#### DIRECTIONS FOR THIS TASK
Extract each line where the string "matplotlib" shows up.

#### RAW DATA
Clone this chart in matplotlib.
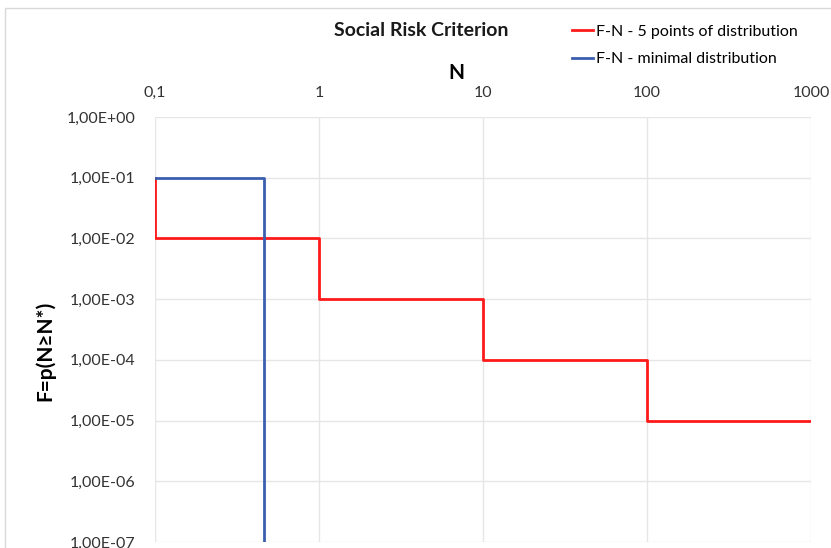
import numpy as np
import matplotlib
matplotlib.use("Agg")
import matplotlib.pyplot as plt
from matplotlib.patches import Rectangle
from matplotlib.ticker import FixedLocator, FixedFormatter, NullLocator

plt.rcParams['font.family'] = ['Lato', 'DejaVu Sans']

# F-N curve, 5 points of distribution (step curve)
fn5_n = [0.1, 0.1, 1, 1, 10, 10, 100, 100, 1000]
fn5_f = [1e-1, 1e-2, 1e-2, 1e-3, 1e-3, 1e-4, 1e-4, 1e-5, 1e-5]

# F-N curve, minimal distribution
fnmin_n = [0.1, 0.46, 0.46]
fnmin_f = [1e-1, 1e-1, 1e-7]

x_ticks = [0.1, 1, 10, 100, 1000]
x_labels = ["0,1", "1", "10", "100", "1000"]
y_ticks = [1e0, 1e-1, 1e-2, 1e-3, 1e-4, 1e-5, 1e-6, 1e-7]
y_labels = ["1,00E+00", "1,00E-01", "1,00E-02", "1,00E-03",
            "1,00E-04", "1,00E-05", "1,00E-06", "1,00E-07"]

fig = plt.figure(figsize=(8.31, 5.48), dpi=100)
ax = fig.add_axes([155/831, 1-542/548, (811-155)/831, (542-117)/548])

ax.set_xscale('log')
ax.set_yscale('log')
ax.set_xlim(0.1, 1000)
ax.set_ylim(1e-7, 1)

line_red, = ax.plot(fn5_n, fn5_f, color='#ff1a1a', lw=2, label="F-N - 5 points of distribution")
line_blue, = ax.plot(fnmin_n, fnmin_f, color='#3b5fae', lw=2, label="F-N - minimal distribution")

ax.xaxis.set_major_locator(FixedLocator(x_ticks))
ax.xaxis.set_major_formatter(FixedFormatter(x_labels))
ax.xaxis.set_minor_locator(NullLocator())
ax.yaxis.set_major_locator(FixedLocator(y_ticks))
ax.yaxis.set_major_formatter(FixedFormatter(y_labels))
ax.yaxis.set_minor_locator(NullLocator())

ax.xaxis.tick_top()
ax.xaxis.set_label_position('top')
ax.tick_params(length=0, labelsize=11.5, colors='#333333')
ax.tick_params(axis='x', pad=12)
ax.tick_params(axis='y', pad=14)
ax.grid(True, color='#e6e6e6', lw=1)
for s in ax.spines.values():
    s.set_visible(False)

ax.set_xlabel("N", fontsize=15, fontweight='bold', va='center')
ax.xaxis.set_label_coords((456-155)/656, (542-73)/425)
ax.set_ylabel("F=p(N≥N*)", fontsize=15, fontweight='bold', va='center')
ax.yaxis.set_label_coords((45-155)/656, (542-351)/425)

fig.text(421/831, 1-31/548, "Social Risk Criterion", ha='center', va='center',
         fontsize=14, fontweight='bold', color='#1a1a1a')

fig.legend(handles=[line_red, line_blue], loc='upper left',
           bbox_to_anchor=(566/831, 1-18/548), frameon=False, fontsize=11.5,
           handlelength=1.3, handletextpad=0.2, labelspacing=0.85,
           borderaxespad=0)

fig.patches.append(Rectangle((5/831, -0.01), 1.02, 1-8/548+0.01, transform=fig.transFigure,
                             fill=False, edgecolor='#d9d9d9', lw=1))

fig.savefig("out.png", dpi=100)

#### RESPONSE TO THE EXERCISE
Clone this chart in matplotlib.
import matplotlib
matplotlib.use("Agg")
import matplotlib.pyplot as plt
from matplotlib.patches import Rectangle
from matplotlib.ticker import FixedLocator, FixedFormatter, NullLocator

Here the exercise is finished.